Directive |
Exactly the lines from the one containing "Clone this chart in seaborn and matplotlib." through the one containing "from matplotlib.lines import Line2D" must be returned; include both ends and nothing else.

Records provided |
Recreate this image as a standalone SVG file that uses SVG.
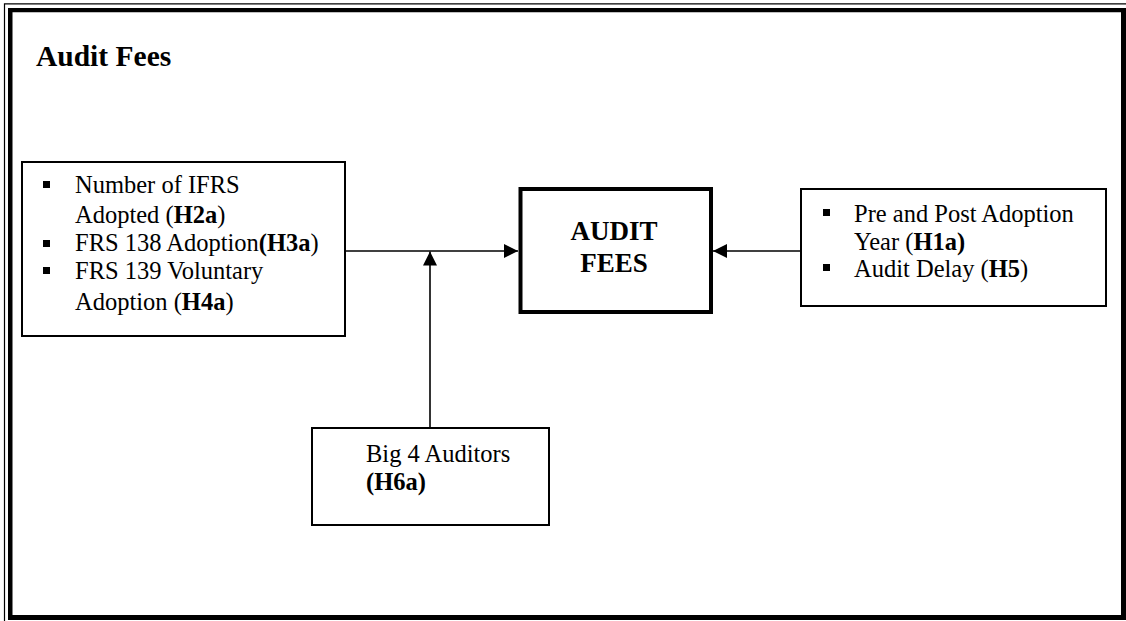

==

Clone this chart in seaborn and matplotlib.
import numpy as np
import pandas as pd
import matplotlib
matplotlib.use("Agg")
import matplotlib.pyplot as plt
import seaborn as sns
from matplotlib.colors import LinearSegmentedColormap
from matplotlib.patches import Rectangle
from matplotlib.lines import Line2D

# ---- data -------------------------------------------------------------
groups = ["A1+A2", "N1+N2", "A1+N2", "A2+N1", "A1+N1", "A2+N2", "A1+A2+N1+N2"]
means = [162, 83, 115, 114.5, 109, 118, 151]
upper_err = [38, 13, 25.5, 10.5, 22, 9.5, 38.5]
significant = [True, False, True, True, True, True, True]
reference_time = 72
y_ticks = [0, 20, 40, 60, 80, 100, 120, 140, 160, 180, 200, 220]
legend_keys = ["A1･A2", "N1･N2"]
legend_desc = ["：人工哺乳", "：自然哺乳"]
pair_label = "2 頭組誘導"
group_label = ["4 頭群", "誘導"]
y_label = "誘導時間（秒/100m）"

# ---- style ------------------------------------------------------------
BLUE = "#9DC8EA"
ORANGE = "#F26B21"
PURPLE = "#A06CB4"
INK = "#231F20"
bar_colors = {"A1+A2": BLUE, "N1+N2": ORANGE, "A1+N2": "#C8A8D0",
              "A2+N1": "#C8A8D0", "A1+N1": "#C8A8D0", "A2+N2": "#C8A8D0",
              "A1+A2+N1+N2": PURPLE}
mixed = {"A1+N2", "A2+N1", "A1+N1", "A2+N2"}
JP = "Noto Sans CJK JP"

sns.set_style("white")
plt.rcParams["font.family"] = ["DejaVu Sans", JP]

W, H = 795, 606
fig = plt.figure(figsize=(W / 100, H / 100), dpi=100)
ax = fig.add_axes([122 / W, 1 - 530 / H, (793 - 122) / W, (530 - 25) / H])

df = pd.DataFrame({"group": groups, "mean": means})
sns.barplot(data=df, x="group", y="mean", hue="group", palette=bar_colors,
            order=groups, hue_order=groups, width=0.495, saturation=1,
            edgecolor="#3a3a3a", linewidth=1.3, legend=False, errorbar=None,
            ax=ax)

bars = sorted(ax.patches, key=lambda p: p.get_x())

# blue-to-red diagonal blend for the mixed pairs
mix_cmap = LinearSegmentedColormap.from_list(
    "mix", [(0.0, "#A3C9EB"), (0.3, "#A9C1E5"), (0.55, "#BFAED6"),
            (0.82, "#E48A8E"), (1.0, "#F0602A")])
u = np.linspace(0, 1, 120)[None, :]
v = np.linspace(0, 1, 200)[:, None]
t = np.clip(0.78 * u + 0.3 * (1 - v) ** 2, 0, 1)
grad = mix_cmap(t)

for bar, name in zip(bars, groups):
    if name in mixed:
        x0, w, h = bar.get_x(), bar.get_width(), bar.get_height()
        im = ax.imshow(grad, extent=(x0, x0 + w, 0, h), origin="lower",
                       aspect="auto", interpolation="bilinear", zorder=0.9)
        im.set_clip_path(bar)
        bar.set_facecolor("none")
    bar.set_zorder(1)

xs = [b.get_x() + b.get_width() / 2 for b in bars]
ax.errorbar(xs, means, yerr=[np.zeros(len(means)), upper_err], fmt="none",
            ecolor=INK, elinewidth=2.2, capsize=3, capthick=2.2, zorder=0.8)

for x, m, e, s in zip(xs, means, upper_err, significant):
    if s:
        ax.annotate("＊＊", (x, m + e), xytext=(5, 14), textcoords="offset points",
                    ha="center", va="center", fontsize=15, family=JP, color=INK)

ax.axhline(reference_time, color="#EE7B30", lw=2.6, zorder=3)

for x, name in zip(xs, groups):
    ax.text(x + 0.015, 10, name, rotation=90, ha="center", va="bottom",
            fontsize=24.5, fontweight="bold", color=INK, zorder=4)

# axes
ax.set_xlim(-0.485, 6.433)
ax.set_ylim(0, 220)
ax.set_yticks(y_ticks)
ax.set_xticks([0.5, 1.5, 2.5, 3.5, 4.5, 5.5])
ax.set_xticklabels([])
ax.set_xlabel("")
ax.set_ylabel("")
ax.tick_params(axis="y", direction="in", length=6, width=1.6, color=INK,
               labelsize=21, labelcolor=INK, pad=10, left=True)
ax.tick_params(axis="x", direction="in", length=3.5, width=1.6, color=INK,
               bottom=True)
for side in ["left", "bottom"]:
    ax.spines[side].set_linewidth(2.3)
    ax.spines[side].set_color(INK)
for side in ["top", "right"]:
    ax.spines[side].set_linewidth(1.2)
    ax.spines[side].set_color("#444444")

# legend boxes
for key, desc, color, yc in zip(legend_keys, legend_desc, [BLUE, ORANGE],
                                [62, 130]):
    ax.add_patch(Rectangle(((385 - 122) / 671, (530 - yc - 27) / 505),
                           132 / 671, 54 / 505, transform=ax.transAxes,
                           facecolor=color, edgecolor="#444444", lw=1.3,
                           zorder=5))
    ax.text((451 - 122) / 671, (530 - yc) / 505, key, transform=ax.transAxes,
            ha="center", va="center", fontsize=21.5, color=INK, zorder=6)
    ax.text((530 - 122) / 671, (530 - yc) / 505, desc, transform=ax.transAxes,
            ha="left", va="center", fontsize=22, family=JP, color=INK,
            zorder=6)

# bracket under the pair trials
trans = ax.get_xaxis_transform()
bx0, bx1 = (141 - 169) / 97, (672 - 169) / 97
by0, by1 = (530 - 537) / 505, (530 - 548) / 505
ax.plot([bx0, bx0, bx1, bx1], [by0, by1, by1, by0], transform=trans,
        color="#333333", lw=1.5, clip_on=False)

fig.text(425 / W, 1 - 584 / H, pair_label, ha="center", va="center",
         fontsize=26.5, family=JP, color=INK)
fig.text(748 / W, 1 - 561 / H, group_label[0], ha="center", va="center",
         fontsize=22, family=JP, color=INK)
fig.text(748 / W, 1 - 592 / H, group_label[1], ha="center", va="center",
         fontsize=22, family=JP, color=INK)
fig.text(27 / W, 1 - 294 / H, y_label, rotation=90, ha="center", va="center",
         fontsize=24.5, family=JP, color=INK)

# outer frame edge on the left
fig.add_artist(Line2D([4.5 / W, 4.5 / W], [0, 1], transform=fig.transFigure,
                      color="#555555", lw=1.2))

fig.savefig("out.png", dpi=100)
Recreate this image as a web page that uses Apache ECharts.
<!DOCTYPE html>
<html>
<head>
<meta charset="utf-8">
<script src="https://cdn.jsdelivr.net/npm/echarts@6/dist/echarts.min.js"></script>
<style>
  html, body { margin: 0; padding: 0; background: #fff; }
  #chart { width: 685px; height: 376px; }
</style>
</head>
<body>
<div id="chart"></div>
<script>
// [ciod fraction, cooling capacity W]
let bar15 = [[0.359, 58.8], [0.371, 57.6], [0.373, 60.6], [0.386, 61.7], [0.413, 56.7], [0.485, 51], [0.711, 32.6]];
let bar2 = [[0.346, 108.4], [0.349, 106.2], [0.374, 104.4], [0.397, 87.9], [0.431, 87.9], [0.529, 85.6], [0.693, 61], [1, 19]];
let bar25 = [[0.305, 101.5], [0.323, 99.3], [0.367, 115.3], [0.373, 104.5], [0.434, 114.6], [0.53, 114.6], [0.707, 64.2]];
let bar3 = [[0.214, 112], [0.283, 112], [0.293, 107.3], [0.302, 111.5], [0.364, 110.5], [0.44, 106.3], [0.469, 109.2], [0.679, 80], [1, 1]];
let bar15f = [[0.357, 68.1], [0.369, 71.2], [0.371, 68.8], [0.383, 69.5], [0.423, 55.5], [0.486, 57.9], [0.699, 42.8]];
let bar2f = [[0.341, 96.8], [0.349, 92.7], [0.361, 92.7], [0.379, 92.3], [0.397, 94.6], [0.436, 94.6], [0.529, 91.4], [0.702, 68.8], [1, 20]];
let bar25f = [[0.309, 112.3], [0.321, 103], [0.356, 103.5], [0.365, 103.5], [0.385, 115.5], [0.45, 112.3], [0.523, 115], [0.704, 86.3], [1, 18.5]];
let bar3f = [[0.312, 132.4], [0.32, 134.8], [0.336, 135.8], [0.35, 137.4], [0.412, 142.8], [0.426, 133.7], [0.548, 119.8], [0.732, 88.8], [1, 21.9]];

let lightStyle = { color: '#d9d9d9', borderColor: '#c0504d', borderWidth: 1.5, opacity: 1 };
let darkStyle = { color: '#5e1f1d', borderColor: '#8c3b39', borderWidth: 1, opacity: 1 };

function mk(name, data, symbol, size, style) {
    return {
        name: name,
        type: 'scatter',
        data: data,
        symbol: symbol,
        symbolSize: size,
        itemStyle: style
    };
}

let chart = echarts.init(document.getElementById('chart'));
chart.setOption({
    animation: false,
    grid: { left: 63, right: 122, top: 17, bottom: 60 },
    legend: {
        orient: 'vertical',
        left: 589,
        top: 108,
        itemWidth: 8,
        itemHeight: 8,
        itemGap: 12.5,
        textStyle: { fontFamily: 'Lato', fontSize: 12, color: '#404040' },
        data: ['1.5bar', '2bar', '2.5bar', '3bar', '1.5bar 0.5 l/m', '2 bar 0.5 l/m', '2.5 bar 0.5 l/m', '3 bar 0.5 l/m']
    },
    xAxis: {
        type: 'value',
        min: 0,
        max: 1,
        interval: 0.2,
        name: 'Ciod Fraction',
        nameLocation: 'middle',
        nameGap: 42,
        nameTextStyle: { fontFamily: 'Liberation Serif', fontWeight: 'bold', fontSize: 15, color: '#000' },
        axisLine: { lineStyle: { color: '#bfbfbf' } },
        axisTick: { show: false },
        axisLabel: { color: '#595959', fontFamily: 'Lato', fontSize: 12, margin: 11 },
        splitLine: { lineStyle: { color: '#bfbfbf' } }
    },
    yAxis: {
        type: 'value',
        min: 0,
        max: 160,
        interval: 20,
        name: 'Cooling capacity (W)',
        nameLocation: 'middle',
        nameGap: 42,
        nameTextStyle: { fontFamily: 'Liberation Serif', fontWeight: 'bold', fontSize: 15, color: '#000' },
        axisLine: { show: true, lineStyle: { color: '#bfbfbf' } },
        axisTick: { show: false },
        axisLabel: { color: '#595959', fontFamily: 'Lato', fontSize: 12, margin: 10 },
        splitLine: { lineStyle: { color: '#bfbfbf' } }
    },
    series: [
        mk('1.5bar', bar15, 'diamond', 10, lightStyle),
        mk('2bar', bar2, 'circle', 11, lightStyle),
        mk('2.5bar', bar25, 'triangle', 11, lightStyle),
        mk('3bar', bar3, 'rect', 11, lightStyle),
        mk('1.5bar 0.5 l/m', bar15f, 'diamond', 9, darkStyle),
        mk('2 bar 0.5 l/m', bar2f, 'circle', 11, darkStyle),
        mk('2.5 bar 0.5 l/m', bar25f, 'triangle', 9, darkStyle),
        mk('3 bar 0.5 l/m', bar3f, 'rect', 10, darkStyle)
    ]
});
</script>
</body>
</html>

* * *

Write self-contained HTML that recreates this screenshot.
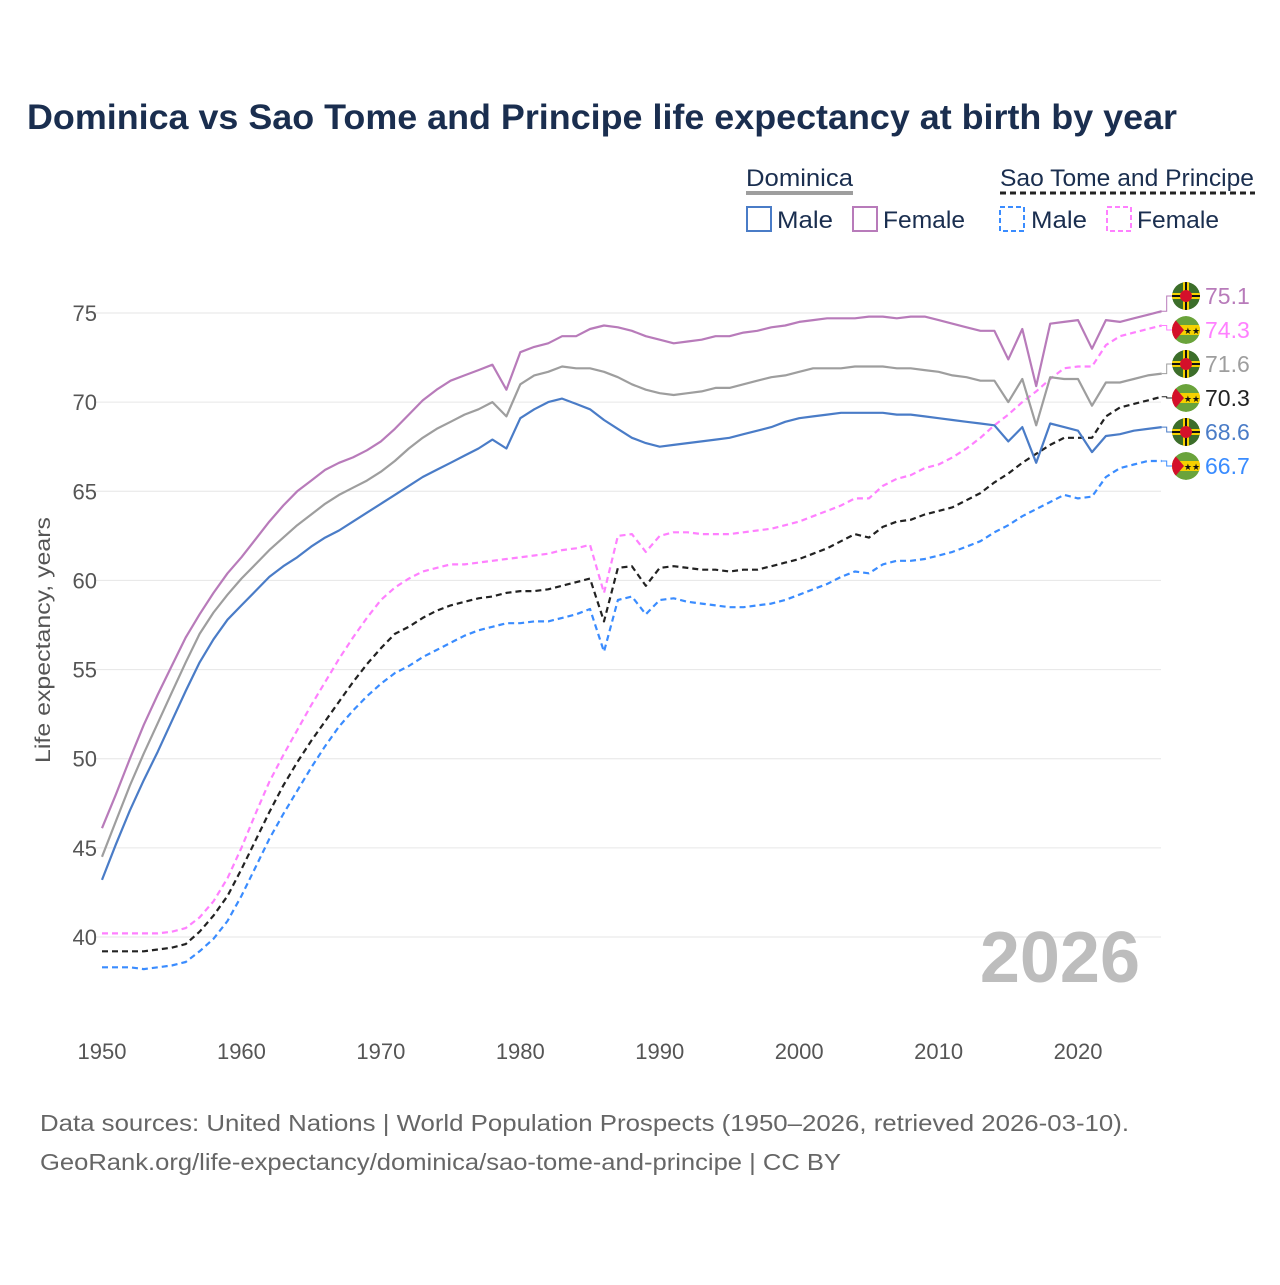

Response for this exercise |
Clone this chart in seaborn and matplotlib.
import numpy as np
import pandas as pd
import matplotlib
matplotlib.use("Agg")
import matplotlib.pyplot as plt
import seaborn as sns
from matplotlib.colors import LinearSegmentedColormap
from matplotlib.patches import Rectangle
from matplotlib.lines import Line2D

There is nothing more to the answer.